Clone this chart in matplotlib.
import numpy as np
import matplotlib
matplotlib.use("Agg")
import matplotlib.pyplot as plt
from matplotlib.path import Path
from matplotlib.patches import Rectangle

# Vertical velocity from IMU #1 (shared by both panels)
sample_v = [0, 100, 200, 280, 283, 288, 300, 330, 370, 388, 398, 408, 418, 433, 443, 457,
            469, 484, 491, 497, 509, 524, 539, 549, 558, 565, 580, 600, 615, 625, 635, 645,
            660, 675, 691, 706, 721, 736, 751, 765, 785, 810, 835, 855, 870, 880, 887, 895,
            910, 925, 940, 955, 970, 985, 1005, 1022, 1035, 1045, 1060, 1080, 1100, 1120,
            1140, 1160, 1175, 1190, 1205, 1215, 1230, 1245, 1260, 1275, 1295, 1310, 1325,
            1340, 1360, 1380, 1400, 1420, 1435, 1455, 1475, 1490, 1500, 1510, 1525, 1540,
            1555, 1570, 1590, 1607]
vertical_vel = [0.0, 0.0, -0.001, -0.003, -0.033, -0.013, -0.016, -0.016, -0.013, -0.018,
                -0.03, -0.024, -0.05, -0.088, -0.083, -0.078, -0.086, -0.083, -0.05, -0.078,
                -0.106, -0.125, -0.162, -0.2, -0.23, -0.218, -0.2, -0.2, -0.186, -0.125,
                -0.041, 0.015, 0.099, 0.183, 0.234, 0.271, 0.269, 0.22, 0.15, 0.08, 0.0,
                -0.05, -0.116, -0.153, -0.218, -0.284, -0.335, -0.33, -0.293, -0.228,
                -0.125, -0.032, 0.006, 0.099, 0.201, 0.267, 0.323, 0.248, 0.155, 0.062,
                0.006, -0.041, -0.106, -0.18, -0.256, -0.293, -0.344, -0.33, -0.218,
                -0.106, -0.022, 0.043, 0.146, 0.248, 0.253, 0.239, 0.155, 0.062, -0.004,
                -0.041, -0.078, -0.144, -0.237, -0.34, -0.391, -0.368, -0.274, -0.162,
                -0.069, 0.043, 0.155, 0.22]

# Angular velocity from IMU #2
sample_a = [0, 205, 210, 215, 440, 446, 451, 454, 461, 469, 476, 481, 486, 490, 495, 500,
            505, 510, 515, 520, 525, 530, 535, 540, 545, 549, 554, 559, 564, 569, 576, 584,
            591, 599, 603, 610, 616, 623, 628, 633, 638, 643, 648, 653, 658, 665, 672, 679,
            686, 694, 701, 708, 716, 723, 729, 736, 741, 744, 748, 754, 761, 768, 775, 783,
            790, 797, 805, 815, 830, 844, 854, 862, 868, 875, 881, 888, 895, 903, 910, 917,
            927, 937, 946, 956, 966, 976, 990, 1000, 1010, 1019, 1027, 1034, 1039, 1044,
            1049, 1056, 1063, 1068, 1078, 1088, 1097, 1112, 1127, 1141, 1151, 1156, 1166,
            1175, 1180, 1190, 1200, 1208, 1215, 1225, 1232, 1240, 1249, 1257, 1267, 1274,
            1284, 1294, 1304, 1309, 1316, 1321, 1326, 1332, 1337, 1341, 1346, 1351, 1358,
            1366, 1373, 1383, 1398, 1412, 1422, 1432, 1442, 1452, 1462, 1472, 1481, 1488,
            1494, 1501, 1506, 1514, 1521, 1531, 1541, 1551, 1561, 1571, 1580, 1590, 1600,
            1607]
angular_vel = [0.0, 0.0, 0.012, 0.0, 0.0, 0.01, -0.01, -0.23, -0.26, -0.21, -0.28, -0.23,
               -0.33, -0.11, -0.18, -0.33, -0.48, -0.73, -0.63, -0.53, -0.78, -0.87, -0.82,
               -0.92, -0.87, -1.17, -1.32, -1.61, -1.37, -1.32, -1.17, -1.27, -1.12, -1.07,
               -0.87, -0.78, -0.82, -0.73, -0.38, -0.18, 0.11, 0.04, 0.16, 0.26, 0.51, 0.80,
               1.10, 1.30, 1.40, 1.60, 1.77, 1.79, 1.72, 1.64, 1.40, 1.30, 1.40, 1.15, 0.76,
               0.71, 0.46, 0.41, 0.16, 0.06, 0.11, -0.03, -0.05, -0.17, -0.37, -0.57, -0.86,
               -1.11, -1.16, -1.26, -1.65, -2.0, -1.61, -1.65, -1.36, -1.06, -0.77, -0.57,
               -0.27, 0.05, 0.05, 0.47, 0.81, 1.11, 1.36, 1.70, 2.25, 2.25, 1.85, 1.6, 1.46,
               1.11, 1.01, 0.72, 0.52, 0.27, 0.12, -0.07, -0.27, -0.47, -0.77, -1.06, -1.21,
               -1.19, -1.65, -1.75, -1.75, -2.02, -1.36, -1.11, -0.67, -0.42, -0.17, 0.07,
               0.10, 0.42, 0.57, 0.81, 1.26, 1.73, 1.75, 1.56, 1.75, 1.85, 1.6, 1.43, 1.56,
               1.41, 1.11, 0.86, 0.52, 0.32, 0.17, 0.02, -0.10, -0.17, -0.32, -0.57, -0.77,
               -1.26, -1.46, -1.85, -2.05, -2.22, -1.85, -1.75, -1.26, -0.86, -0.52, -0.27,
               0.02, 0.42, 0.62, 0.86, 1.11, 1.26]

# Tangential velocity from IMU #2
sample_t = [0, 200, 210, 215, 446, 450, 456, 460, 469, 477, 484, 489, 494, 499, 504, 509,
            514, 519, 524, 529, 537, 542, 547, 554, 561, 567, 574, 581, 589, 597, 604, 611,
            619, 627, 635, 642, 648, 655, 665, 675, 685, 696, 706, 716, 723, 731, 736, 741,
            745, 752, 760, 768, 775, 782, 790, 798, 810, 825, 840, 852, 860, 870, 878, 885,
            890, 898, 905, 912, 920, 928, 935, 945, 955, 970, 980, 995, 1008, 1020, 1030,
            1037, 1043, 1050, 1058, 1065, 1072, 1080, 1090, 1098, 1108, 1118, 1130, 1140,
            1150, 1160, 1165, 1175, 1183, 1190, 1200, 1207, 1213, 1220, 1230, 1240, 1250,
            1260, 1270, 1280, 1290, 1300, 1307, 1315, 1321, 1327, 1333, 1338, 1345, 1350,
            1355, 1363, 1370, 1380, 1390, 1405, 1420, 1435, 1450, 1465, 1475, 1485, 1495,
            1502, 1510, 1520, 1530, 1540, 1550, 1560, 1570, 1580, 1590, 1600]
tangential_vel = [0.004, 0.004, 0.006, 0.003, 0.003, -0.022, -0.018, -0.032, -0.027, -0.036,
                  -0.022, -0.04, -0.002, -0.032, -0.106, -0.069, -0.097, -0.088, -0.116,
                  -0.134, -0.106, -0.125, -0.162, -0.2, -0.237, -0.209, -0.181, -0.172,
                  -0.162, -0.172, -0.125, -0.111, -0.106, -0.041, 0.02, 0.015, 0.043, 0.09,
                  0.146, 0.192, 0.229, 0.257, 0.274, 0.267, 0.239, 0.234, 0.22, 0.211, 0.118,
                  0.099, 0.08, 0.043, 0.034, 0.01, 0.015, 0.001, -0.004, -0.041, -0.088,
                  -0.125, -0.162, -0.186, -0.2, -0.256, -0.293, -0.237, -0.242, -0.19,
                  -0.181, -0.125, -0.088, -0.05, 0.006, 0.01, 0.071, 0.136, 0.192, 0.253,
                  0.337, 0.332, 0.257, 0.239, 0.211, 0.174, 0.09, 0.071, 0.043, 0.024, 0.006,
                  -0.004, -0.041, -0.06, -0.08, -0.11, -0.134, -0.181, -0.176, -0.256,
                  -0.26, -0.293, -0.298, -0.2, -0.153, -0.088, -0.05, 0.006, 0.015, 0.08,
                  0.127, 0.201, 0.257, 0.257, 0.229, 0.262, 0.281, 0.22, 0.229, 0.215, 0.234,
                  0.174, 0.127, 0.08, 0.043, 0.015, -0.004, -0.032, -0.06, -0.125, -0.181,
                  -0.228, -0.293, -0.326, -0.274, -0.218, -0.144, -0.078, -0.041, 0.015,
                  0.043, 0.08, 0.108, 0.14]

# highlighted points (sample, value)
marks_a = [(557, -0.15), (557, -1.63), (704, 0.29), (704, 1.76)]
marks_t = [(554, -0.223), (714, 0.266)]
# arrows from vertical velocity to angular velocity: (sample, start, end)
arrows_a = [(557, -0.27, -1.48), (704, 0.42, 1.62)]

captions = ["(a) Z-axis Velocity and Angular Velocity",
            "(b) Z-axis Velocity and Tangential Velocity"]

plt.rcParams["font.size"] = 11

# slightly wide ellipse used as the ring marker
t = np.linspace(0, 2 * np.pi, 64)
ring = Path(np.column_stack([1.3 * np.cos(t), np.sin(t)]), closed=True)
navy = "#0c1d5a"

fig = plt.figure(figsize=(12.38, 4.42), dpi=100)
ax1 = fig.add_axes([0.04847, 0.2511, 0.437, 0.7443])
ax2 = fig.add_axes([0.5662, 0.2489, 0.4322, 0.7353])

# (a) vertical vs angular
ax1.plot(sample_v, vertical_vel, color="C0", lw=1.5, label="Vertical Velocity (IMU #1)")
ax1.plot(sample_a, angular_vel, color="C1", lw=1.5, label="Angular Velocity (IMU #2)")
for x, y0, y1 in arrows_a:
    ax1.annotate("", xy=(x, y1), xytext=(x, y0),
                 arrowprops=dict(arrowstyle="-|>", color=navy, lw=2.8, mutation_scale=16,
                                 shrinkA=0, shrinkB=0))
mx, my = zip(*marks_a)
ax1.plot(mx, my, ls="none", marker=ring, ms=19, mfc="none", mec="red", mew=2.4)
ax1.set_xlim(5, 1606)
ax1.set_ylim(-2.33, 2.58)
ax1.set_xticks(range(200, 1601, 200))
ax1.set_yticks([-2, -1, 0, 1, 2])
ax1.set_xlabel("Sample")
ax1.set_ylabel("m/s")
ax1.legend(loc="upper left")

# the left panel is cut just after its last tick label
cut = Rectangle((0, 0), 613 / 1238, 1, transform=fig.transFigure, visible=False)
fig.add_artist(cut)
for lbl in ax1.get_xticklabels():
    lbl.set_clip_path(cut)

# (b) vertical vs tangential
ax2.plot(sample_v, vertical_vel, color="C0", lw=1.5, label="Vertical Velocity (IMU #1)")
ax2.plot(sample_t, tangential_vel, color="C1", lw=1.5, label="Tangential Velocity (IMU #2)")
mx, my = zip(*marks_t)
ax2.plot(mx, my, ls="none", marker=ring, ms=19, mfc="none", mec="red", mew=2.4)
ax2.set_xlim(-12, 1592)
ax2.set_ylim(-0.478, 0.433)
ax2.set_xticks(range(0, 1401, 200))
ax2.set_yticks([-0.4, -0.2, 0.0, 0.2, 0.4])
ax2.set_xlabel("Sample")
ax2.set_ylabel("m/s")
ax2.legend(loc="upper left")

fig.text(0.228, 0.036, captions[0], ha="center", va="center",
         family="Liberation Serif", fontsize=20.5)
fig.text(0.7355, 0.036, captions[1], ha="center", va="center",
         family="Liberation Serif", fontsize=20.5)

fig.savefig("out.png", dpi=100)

----

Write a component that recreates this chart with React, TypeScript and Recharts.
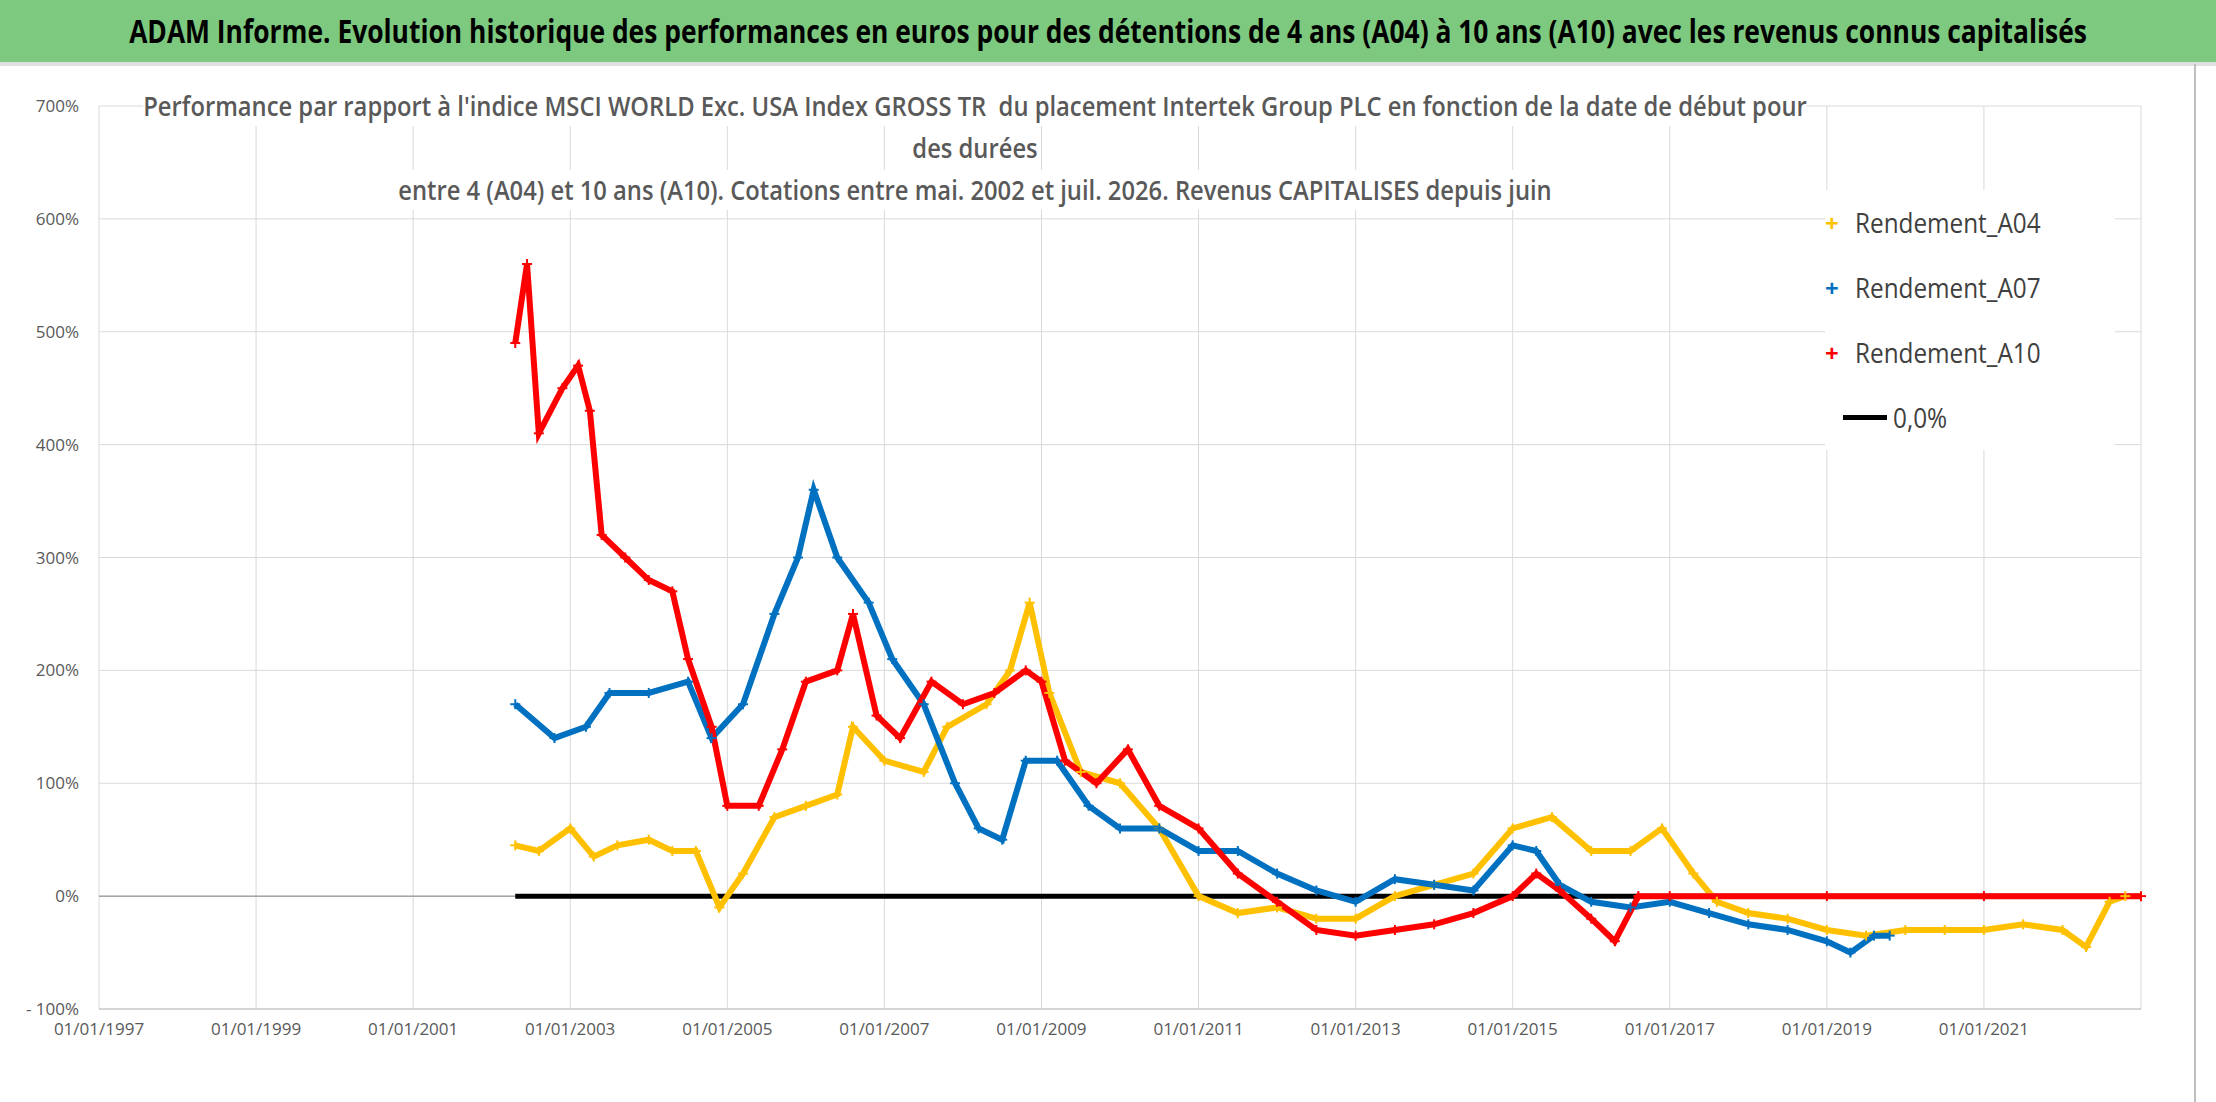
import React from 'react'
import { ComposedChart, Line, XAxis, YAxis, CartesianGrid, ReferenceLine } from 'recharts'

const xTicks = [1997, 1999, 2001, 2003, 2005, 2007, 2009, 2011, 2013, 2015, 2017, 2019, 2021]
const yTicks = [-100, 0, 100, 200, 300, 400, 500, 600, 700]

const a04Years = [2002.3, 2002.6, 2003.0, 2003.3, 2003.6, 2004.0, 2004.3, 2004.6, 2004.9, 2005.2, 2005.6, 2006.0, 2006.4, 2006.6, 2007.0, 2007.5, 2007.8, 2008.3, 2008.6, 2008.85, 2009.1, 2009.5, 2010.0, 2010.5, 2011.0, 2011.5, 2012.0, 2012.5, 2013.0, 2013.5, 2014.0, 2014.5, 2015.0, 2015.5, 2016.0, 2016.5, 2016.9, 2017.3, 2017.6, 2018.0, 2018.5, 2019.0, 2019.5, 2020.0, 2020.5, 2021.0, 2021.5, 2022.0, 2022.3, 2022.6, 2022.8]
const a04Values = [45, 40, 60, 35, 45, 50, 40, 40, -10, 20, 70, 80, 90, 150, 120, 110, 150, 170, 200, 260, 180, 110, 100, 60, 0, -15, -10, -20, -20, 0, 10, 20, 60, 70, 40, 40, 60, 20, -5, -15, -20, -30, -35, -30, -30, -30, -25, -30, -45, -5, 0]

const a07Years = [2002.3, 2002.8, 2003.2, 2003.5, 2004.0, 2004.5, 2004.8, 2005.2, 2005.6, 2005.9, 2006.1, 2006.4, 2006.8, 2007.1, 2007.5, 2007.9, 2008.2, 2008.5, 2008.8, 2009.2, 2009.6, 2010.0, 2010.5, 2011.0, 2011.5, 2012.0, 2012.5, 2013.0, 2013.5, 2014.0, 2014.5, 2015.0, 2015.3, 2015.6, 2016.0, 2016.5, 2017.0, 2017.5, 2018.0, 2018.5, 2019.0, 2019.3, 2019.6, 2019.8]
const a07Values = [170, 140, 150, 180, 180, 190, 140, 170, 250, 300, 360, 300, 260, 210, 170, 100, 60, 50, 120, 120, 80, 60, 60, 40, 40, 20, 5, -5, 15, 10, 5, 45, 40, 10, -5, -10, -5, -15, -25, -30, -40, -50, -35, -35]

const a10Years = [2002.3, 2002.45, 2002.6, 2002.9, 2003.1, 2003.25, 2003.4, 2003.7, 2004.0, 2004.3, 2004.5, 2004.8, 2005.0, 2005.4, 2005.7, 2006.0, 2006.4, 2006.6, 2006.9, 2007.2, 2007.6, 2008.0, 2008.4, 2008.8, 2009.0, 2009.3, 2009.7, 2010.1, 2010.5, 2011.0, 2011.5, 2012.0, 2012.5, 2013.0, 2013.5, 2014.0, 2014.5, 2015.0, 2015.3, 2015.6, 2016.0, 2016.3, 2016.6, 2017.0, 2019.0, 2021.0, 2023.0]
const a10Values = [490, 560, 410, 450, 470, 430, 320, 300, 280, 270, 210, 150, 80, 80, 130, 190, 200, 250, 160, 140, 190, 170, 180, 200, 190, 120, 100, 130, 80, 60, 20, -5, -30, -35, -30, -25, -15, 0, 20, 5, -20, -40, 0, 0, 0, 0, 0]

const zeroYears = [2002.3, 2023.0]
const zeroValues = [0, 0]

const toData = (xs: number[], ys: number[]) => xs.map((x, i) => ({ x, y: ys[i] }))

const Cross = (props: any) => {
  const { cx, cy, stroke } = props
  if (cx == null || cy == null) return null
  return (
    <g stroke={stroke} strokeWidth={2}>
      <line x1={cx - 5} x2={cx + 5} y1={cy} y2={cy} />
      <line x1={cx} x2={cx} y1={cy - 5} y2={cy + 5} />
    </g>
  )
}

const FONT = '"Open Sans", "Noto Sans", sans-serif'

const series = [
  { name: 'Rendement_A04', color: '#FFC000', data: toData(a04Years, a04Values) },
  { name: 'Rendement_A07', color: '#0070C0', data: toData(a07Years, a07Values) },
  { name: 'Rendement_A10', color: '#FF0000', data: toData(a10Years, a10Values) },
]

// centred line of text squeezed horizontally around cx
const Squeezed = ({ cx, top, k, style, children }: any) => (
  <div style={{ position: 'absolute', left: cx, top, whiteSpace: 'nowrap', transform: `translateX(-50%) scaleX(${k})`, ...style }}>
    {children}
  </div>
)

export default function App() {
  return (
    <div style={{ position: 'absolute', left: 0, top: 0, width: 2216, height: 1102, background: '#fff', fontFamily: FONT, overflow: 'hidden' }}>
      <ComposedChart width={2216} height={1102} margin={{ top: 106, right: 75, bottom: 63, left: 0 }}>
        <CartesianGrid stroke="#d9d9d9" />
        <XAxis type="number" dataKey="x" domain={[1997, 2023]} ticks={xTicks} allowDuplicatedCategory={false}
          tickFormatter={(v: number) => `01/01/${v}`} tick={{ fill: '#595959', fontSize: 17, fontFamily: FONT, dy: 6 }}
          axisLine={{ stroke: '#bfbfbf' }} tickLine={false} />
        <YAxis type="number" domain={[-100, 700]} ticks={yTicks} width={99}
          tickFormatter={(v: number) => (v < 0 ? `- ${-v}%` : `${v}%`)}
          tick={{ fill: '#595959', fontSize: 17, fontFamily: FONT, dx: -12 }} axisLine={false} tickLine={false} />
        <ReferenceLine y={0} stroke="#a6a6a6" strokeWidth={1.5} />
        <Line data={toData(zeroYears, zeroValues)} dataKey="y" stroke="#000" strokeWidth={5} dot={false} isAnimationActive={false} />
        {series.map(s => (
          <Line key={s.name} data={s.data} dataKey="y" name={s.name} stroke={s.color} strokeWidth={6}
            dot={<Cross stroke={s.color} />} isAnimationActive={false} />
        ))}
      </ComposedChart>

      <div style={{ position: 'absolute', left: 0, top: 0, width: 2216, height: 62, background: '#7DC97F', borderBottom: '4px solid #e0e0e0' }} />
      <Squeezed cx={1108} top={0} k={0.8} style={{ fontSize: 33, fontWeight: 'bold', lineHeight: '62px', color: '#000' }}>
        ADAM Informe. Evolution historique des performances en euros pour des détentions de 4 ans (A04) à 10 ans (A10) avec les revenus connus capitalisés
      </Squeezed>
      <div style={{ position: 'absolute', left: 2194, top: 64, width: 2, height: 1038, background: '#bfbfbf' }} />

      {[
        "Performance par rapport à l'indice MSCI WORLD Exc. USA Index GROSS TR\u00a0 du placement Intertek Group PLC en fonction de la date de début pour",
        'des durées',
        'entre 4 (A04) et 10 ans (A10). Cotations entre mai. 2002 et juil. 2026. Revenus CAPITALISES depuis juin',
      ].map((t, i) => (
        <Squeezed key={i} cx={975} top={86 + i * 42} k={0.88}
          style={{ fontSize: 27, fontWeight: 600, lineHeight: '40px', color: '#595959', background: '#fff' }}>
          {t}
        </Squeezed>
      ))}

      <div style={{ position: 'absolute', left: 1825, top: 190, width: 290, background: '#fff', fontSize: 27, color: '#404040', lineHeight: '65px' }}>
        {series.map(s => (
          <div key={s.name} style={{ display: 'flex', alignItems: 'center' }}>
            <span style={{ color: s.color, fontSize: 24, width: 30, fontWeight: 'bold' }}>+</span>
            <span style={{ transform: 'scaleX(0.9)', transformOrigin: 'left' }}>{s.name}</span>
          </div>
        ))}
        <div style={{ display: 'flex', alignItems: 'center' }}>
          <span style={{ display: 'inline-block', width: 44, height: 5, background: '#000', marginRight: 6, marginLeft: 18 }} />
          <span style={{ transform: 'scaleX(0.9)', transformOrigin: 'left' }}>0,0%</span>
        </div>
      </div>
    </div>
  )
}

----

== Task instructions ==
Using the listing, copy every line where the word "React" shows up.

== Written solution ==
Write a component that recreates this chart with React, TypeScript and Recharts.
import React from 'react'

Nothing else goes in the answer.